> [TASK DIRECTIONS] Write out the material again exactly, please, and omit the pictures.

--- START DATA EXCERPT ---

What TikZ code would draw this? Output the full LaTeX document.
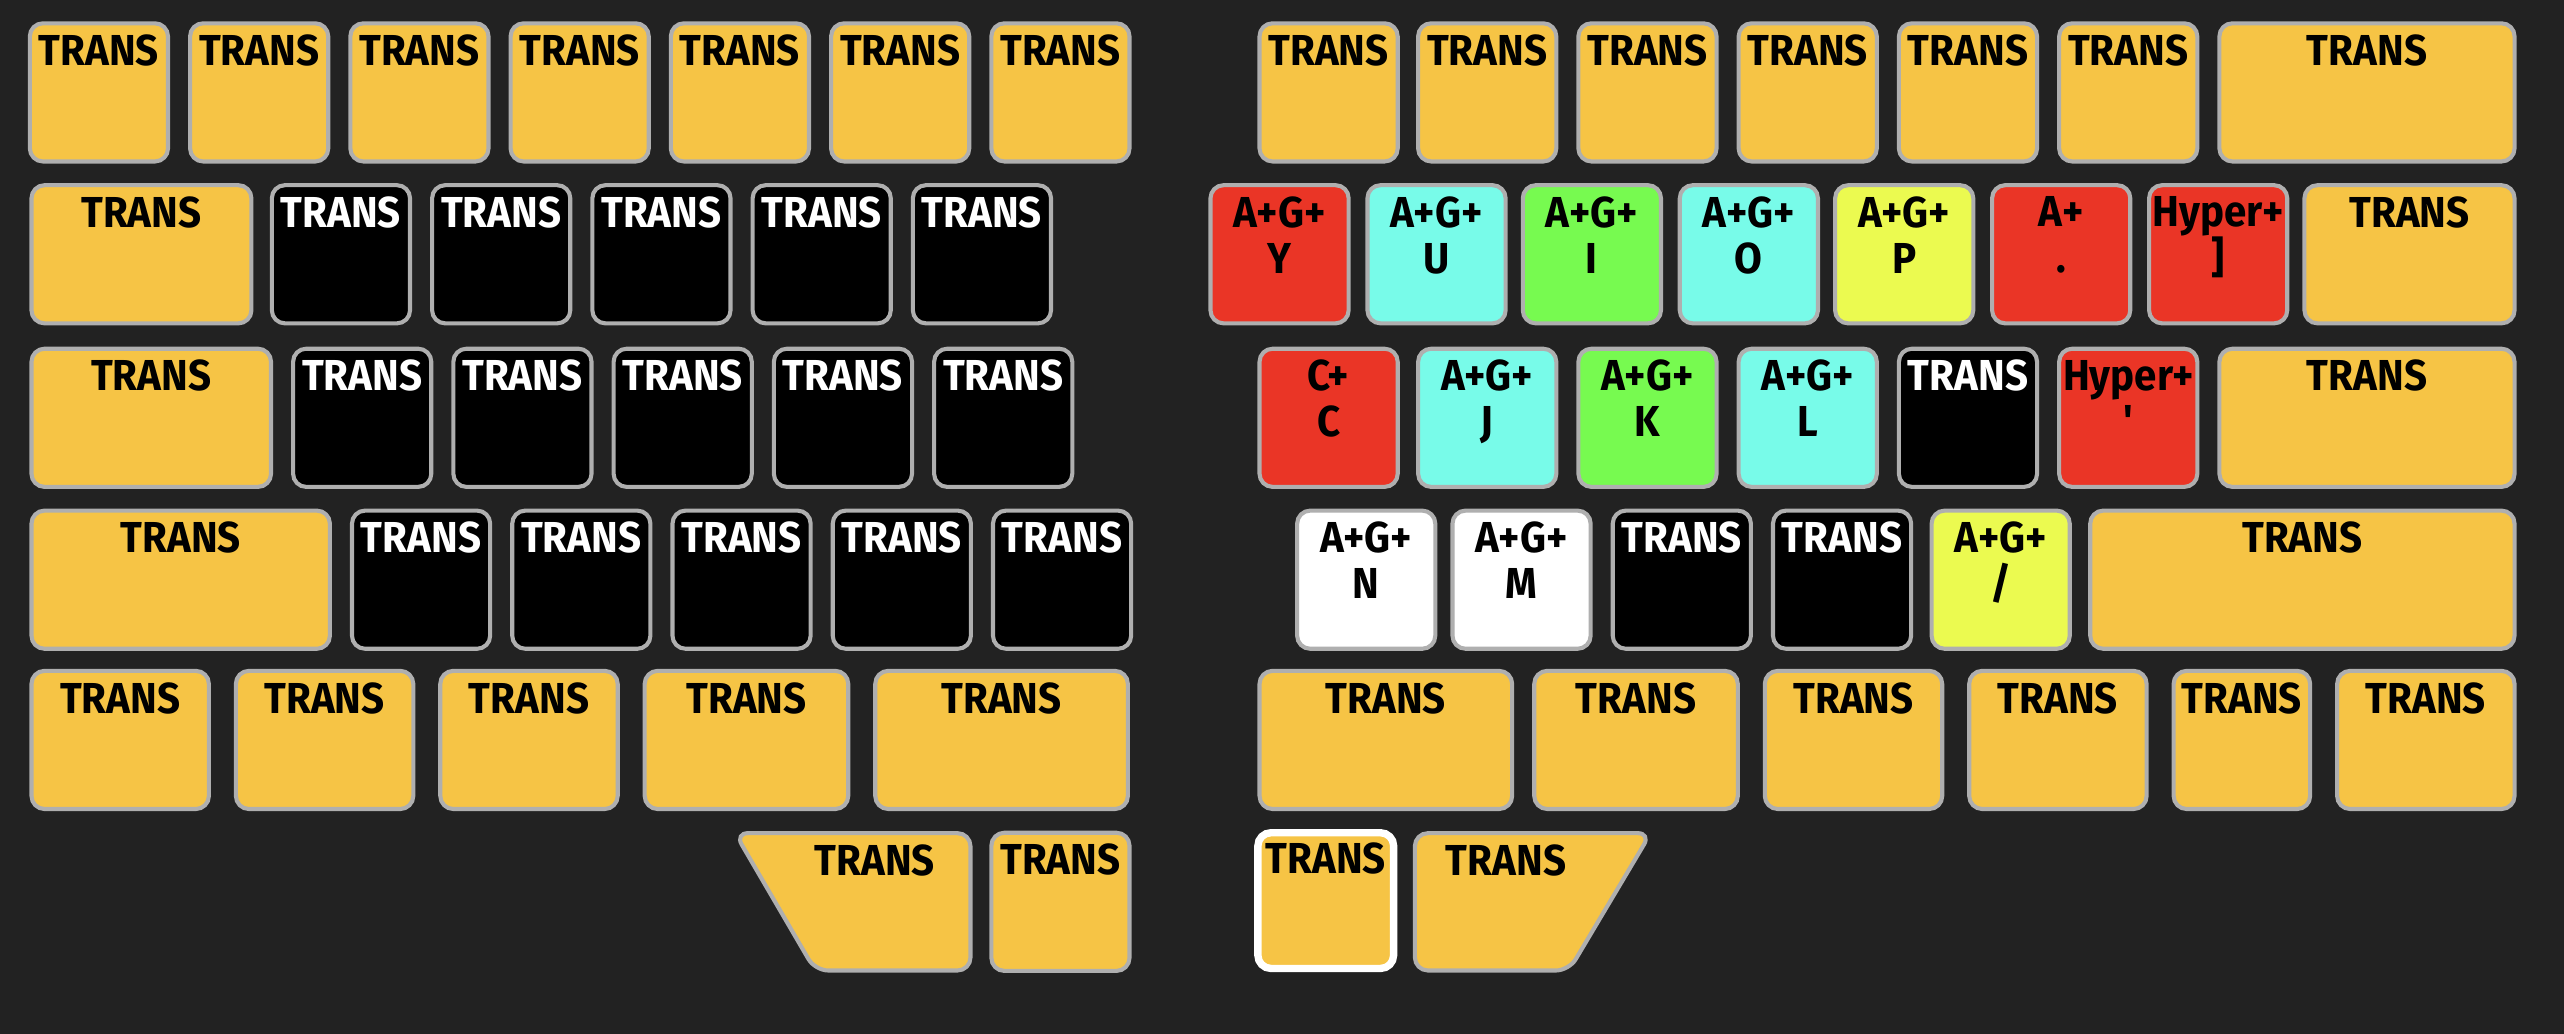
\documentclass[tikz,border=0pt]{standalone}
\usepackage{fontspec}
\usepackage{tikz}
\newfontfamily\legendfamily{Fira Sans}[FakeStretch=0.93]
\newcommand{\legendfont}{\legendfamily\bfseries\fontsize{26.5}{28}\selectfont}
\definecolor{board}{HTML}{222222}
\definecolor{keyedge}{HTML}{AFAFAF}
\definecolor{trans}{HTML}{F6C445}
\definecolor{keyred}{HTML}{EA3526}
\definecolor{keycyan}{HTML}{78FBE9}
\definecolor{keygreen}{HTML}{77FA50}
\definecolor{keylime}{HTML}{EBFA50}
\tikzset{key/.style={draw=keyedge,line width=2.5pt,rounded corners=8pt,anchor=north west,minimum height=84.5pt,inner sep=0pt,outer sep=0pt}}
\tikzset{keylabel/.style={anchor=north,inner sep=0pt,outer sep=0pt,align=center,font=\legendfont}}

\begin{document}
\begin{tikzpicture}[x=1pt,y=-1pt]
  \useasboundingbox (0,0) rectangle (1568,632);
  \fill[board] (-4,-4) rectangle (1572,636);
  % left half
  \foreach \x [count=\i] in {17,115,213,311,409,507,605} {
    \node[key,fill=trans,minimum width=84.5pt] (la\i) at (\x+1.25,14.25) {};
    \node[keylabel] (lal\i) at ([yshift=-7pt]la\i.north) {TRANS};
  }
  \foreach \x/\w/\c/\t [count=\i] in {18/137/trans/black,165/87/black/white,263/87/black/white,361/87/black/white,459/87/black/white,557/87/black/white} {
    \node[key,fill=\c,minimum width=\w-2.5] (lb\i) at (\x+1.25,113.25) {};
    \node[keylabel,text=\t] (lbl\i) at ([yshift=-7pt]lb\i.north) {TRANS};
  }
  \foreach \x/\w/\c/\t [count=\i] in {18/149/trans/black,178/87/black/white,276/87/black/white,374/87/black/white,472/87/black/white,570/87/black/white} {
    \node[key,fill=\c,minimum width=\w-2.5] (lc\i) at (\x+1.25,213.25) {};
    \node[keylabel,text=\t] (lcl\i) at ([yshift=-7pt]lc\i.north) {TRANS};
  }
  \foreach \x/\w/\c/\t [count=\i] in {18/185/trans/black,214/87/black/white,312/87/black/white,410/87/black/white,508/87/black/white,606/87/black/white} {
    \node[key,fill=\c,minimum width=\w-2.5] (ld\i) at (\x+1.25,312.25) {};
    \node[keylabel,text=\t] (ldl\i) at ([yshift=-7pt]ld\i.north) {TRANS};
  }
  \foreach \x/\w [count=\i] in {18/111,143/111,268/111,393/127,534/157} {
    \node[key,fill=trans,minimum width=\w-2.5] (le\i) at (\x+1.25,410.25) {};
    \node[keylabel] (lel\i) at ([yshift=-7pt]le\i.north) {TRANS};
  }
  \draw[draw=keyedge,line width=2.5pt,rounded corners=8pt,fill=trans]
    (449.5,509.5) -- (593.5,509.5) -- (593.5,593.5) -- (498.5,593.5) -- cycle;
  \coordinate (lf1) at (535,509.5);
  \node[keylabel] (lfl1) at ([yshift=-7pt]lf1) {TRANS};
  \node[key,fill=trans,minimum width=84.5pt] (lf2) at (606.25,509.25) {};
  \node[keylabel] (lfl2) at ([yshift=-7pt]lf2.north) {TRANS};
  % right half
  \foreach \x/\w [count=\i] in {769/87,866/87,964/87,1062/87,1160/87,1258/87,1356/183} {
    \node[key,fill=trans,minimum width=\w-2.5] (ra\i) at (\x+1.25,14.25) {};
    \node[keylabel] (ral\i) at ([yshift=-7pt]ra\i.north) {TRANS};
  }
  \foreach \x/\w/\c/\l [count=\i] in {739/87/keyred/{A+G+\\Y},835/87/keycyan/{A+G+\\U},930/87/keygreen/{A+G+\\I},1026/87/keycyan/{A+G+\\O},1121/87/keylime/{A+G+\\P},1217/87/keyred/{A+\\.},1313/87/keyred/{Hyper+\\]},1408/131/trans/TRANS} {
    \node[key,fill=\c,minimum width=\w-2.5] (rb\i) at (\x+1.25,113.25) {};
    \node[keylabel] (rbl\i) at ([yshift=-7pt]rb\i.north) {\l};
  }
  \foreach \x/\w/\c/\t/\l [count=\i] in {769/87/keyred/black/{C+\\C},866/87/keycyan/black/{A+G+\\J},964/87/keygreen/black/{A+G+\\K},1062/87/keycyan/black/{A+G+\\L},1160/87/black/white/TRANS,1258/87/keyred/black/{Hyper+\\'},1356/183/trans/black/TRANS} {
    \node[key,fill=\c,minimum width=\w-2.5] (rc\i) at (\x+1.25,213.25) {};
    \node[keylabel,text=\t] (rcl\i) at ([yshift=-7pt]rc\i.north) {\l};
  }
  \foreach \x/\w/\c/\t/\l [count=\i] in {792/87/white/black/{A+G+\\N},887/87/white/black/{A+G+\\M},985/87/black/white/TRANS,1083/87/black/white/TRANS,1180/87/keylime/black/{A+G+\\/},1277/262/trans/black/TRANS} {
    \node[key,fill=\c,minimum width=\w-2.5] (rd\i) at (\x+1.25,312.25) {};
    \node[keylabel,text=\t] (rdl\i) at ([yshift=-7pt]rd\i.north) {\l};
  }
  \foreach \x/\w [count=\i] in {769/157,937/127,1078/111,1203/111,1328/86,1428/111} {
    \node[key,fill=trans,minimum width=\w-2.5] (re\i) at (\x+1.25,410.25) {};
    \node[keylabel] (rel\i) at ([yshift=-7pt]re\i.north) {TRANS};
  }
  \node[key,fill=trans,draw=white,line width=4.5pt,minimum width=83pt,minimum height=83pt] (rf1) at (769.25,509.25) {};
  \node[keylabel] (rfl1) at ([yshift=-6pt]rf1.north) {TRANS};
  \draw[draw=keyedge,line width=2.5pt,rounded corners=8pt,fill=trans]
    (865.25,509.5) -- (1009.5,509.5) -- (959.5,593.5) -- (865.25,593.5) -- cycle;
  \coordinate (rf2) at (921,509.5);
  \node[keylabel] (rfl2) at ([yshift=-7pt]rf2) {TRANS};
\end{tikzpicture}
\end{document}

--- END DATA EXCERPT ---

> [RESULT OF THE TASK]
What TikZ code would draw this? Output the full LaTeX document.
\documentclass[tikz,border=0pt]{standalone}
\usepackage{fontspec}
\usepackage{tikz}
\newfontfamily\legendfamily{Fira Sans}[FakeStretch=0.93]
\newcommand{\legendfont}{\legendfamily\bfseries\fontsize{26.5}{28}\selectfont}
\definecolor{board}{HTML}{222222}
\definecolor{keyedge}{HTML}{AFAFAF}
\definecolor{trans}{HTML}{F6C445}
\definecolor{keyred}{HTML}{EA3526}
\definecolor{keycyan}{HTML}{78FBE9}
\definecolor{keygreen}{HTML}{77FA50}
\definecolor{keylime}{HTML}{EBFA50}
\tikzset{key/.style={draw=keyedge,line width=2.5pt,rounded corners=8pt,anchor=north west,minimum height=84.5pt,inner sep=0pt,outer sep=0pt}}
\tikzset{keylabel/.style={anchor=north,inner sep=0pt,outer sep=0pt,align=center,font=\legendfont}}

\begin{document}
\begin{tikzpicture}[x=1pt,y=-1pt]
  \useasboundingbox (0,0) rectangle (1568,632);
  \fill[board] (-4,-4) rectangle (1572,636);
  % left half
  \foreach \x [count=\i] in {17,115,213,311,409,507,605} {
    \node[key,fill=trans,minimum width=84.5pt] (la\i) at (\x+1.25,14.25) {};
    \node[keylabel] (lal\i) at ([yshift=-7pt]la\i.north) {TRANS};
  }
  \foreach \x/\w/\c/\t [count=\i] in {18/137/trans/black,165/87/black/white,263/87/black/white,361/87/black/white,459/87/black/white,557/87/black/white} {
    \node[key,fill=\c,minimum width=\w-2.5] (lb\i) at (\x+1.25,113.25) {};
    \node[keylabel,text=\t] (lbl\i) at ([yshift=-7pt]lb\i.north) {TRANS};
  }
  \foreach \x/\w/\c/\t [count=\i] in {18/149/trans/black,178/87/black/white,276/87/black/white,374/87/black/white,472/87/black/white,570/87/black/white} {
    \node[key,fill=\c,minimum width=\w-2.5] (lc\i) at (\x+1.25,213.25) {};
    \node[keylabel,text=\t] (lcl\i) at ([yshift=-7pt]lc\i.north) {TRANS};
  }
  \foreach \x/\w/\c/\t [count=\i] in {18/185/trans/black,214/87/black/white,312/87/black/white,410/87/black/white,508/87/black/white,606/87/black/white} {
    \node[key,fill=\c,minimum width=\w-2.5] (ld\i) at (\x+1.25,312.25) {};
    \node[keylabel,text=\t] (ldl\i) at ([yshift=-7pt]ld\i.north) {TRANS};
  }
  \foreach \x/\w [count=\i] in {18/111,143/111,268/111,393/127,534/157} {
    \node[key,fill=trans,minimum width=\w-2.5] (le\i) at (\x+1.25,410.25) {};
    \node[keylabel] (lel\i) at ([yshift=-7pt]le\i.north) {TRANS};
  }
  \draw[draw=keyedge,line width=2.5pt,rounded corners=8pt,fill=trans]
    (449.5,509.5) -- (593.5,509.5) -- (593.5,593.5) -- (498.5,593.5) -- cycle;
  \coordinate (lf1) at (535,509.5);
  \node[keylabel] (lfl1) at ([yshift=-7pt]lf1) {TRANS};
  \node[key,fill=trans,minimum width=84.5pt] (lf2) at (606.25,509.25) {};
  \node[keylabel] (lfl2) at ([yshift=-7pt]lf2.north) {TRANS};
  % right half
  \foreach \x/\w [count=\i] in {769/87,866/87,964/87,1062/87,1160/87,1258/87,1356/183} {
    \node[key,fill=trans,minimum width=\w-2.5] (ra\i) at (\x+1.25,14.25) {};
    \node[keylabel] (ral\i) at ([yshift=-7pt]ra\i.north) {TRANS};
  }
  \foreach \x/\w/\c/\l [count=\i] in {739/87/keyred/{A+G+\\Y},835/87/keycyan/{A+G+\\U},930/87/keygreen/{A+G+\\I},1026/87/keycyan/{A+G+\\O},1121/87/keylime/{A+G+\\P},1217/87/keyred/{A+\\.},1313/87/keyred/{Hyper+\\]},1408/131/trans/TRANS} {
    \node[key,fill=\c,minimum width=\w-2.5] (rb\i) at (\x+1.25,113.25) {};
    \node[keylabel] (rbl\i) at ([yshift=-7pt]rb\i.north) {\l};
  }
  \foreach \x/\w/\c/\t/\l [count=\i] in {769/87/keyred/black/{C+\\C},866/87/keycyan/black/{A+G+\\J},964/87/keygreen/black/{A+G+\\K},1062/87/keycyan/black/{A+G+\\L},1160/87/black/white/TRANS,1258/87/keyred/black/{Hyper+\\'},1356/183/trans/black/TRANS} {
    \node[key,fill=\c,minimum width=\w-2.5] (rc\i) at (\x+1.25,213.25) {};
    \node[keylabel,text=\t] (rcl\i) at ([yshift=-7pt]rc\i.north) {\l};
  }
  \foreach \x/\w/\c/\t/\l [count=\i] in {792/87/white/black/{A+G+\\N},887/87/white/black/{A+G+\\M},985/87/black/white/TRANS,1083/87/black/white/TRANS,1180/87/keylime/black/{A+G+\\/},1277/262/trans/black/TRANS} {
    \node[key,fill=\c,minimum width=\w-2.5] (rd\i) at (\x+1.25,312.25) {};
    \node[keylabel,text=\t] (rdl\i) at ([yshift=-7pt]rd\i.north) {\l};
  }
  \foreach \x/\w [count=\i] in {769/157,937/127,1078/111,1203/111,1328/86,1428/111} {
    \node[key,fill=trans,minimum width=\w-2.5] (re\i) at (\x+1.25,410.25) {};
    \node[keylabel] (rel\i) at ([yshift=-7pt]re\i.north) {TRANS};
  }
  \node[key,fill=trans,draw=white,line width=4.5pt,minimum width=83pt,minimum height=83pt] (rf1) at (769.25,509.25) {};
  \node[keylabel] (rfl1) at ([yshift=-6pt]rf1.north) {TRANS};
  \draw[draw=keyedge,line width=2.5pt,rounded corners=8pt,fill=trans]
    (865.25,509.5) -- (1009.5,509.5) -- (959.5,593.5) -- (865.25,593.5) -- cycle;
  \coordinate (rf2) at (921,509.5);
  \node[keylabel] (rfl2) at ([yshift=-7pt]rf2) {TRANS};
\end{tikzpicture}
\end{document}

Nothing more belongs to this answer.